The Hill is reporting that Senate Budget Chair Kent Conrad is cautiously open to using reconciliation to solve the HCR conundrum:
The Senate Budget Committee Chairman said Wednesday he’s willing to use special rules to force a final healthcare bill through with a simple majority vote.
Sen. Kent Conrad (D-N.D.) made clear his openness to applying budget reconciliation to healthcare, a position he opposed prior to this week’s special election in Massachusetts, is contingent on the content of the bill.
His comments lend weight to speculation that congressional Democratic leaders plan to have the House pass the Senate healthcare reform without changes, then pass a second bill with changes hashed out between the two chambers' leaders and the White House.
Kent Conrad's is going to be cautious about everything, but this is an encouraging development.

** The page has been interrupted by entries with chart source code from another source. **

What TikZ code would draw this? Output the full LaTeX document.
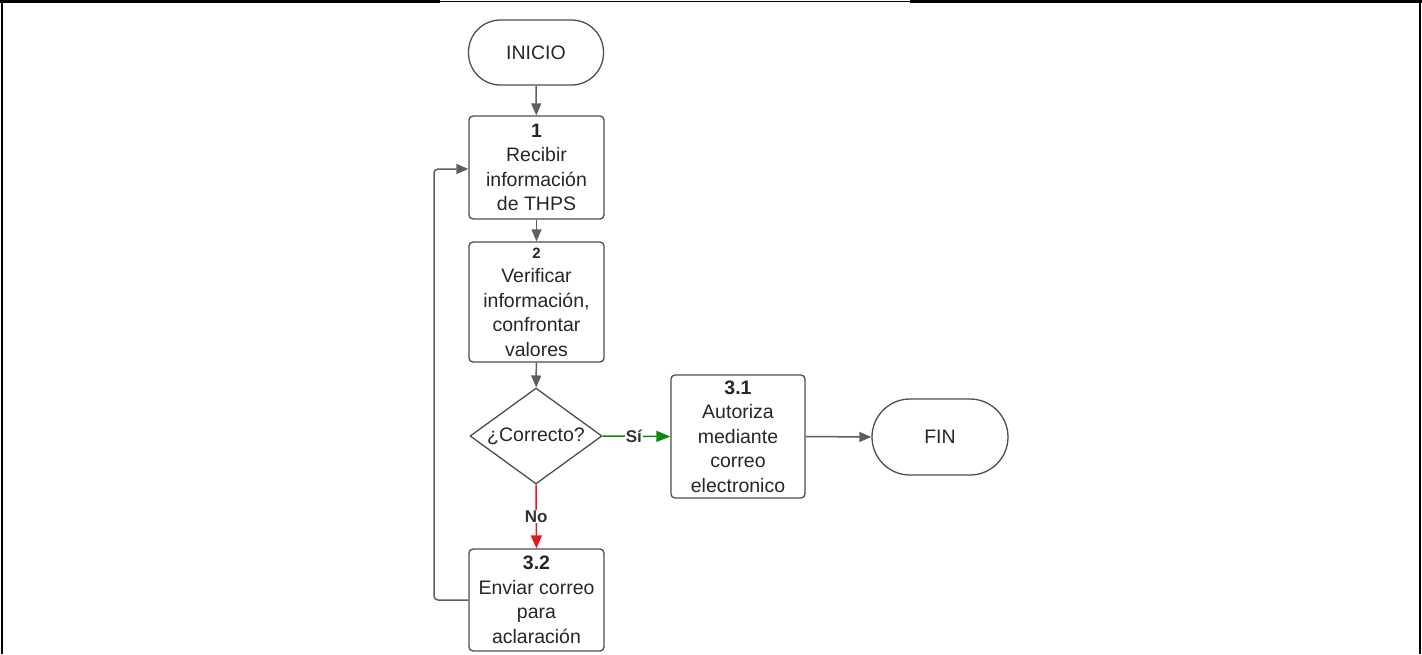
\documentclass[tikz,border=0pt]{standalone}
\usepackage{fontspec}
\setmainfont{Liberation Sans}
\usetikzlibrary{shapes.geometric,arrows.meta}
\definecolor{ln}{HTML}{4D4D4D}
\definecolor{arr}{HTML}{5E5E5E}
\definecolor{gr}{HTML}{0A8A0A}
\definecolor{rd}{HTML}{E8161B}
\tikzset{
  x=1pt,y=-1pt,
  every node/.style={font=\fontsize{19.5}{24.5}\selectfont, text=black!85, align=center},
  proc/.style={draw=ln, line width=1.3pt, rounded corners=4pt, minimum width=135pt, inner sep=0pt},
  term/.style={draw=ln, line width=1.3pt, rounded corners=32pt, inner sep=0pt},
  dec/.style={draw=ln, line width=1.3pt, diamond, aspect=1.375, minimum width=132pt, minimum height=96pt, inner sep=0pt},
  flow/.style={draw=arr, line width=1.5pt, -{Triangle[length=12pt,width=10pt]}},
  lbl/.style={font=\fontsize{17}{20}\selectfont\bfseries, fill=white, inner sep=1pt}
}
\begin{document}
\begin{tikzpicture}
\useasboundingbox (0,0) rectangle (1422,654);
% frame
\draw[black, line width=3pt] (0,1.5) -- (440,1.5);
\draw[black, line width=3pt] (910,1.5) -- (1422,1.5);
\draw[black, line width=1.2pt] (440,1.5) -- (910,1.5);
\draw[black, line width=2pt] (2,0) -- (2,654);
\draw[black, line width=2pt] (1419.5,0) -- (1419.5,654);
% nodes
\node[term, minimum width=135pt, minimum height=65pt] (ini) at (536,52.5) {INICIO};
\node[proc, minimum height=103pt] (p1) at (536.5,167.5) {\textbf{1}\\Recibir\\información\\de THPS};
\node[proc, minimum height=120pt] (p2) at (536.5,302) {{\fontsize{15}{18}\selectfont\textbf{2}}\\Verificar\\información,\\confrontar\\valores};
\node[dec] (d) at (536,436) {¿Correcto?};
\node[proc, minimum width=134pt, minimum height=123pt] (p31) at (738,436.5) {\textbf{3.1}\\Autoriza\\mediante\\correo\\electronico};
\node[term, minimum width=136pt, minimum height=76pt, rounded corners=38pt] (fin) at (940,437) {FIN};
\node[proc, minimum height=102pt] (p32) at (536.5,600) {\textbf{3.2}\\Enviar correo\\para\\aclaración};
% connectors
\draw[flow] (ini) -- (p1);
\draw[flow] (p1) -- (p2);
\draw[flow] (p2) -- (d);
\draw[flow, draw=gr, -{Triangle[length=14pt,width=11pt,fill=gr]}] (d.east) -- node[lbl, text=black!80, pos=0.46]{Sí} (p31.west);
\draw[flow, draw=rd, -{Triangle[length=13pt,width=11pt,fill=rd]}] (d.south) -- node[lbl, text=black!80, pos=0.5]{No} (p32.north);
\draw[flow] (p31.east) -- (fin.west);
\draw[flow, rounded corners=4pt] (p32.west) -- (434,600) -- (434,169) -- (p1.west |- 0,169);
\end{tikzpicture}
\end{document}
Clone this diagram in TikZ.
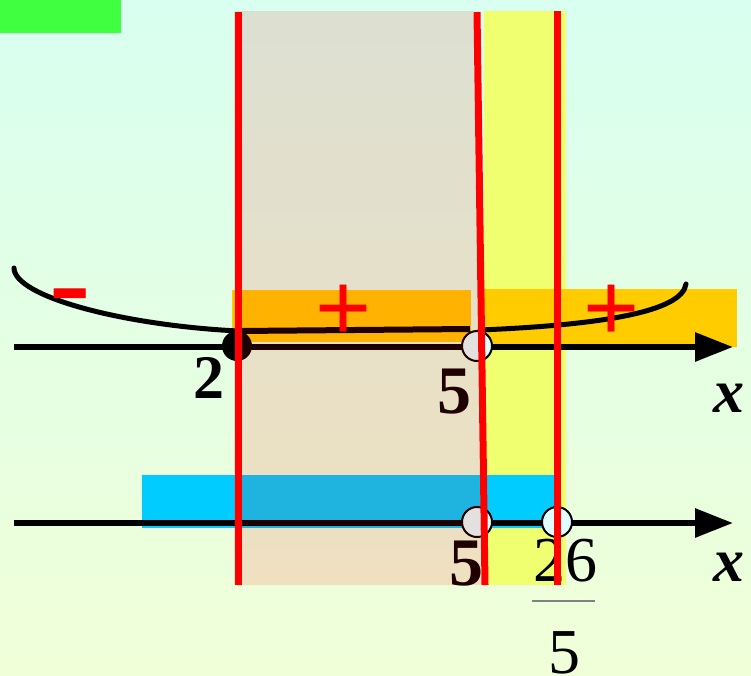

It suggests that the Senate really does recognize the difficulty of getting to 218 in the House, as Barney Frank's call to kill the bill suggests.
"I think the measure that would have passed, that is, some compromise between the House and Senate bill, which I would have voted for, although there were some aspects of both bills I would have liked to see change, I think that's dead," Frank said in an interview Wednesday morning on Sirius-XM Radio. "It is certainly the case that the bill that would have passed, a compromise between the House and Senate bills, isn't going to pass, in my judgment, and certainly shouldn't."
I'm still not entirely sure what Frank was saying there, but with Conrad being at least open to this possibility, the bill needn't be killed. Don't kill the bill, improve the bill. There is still the opportunity to fix it, both in terms of policy and politics, by drafting a reconciliation bill that the House can agree to, and passing it and the Senate bill both.
It's a strange day to be agreeing with Kent Conrad over Barney Frank, but on this one, I do. Don't kill the bill. Fix it.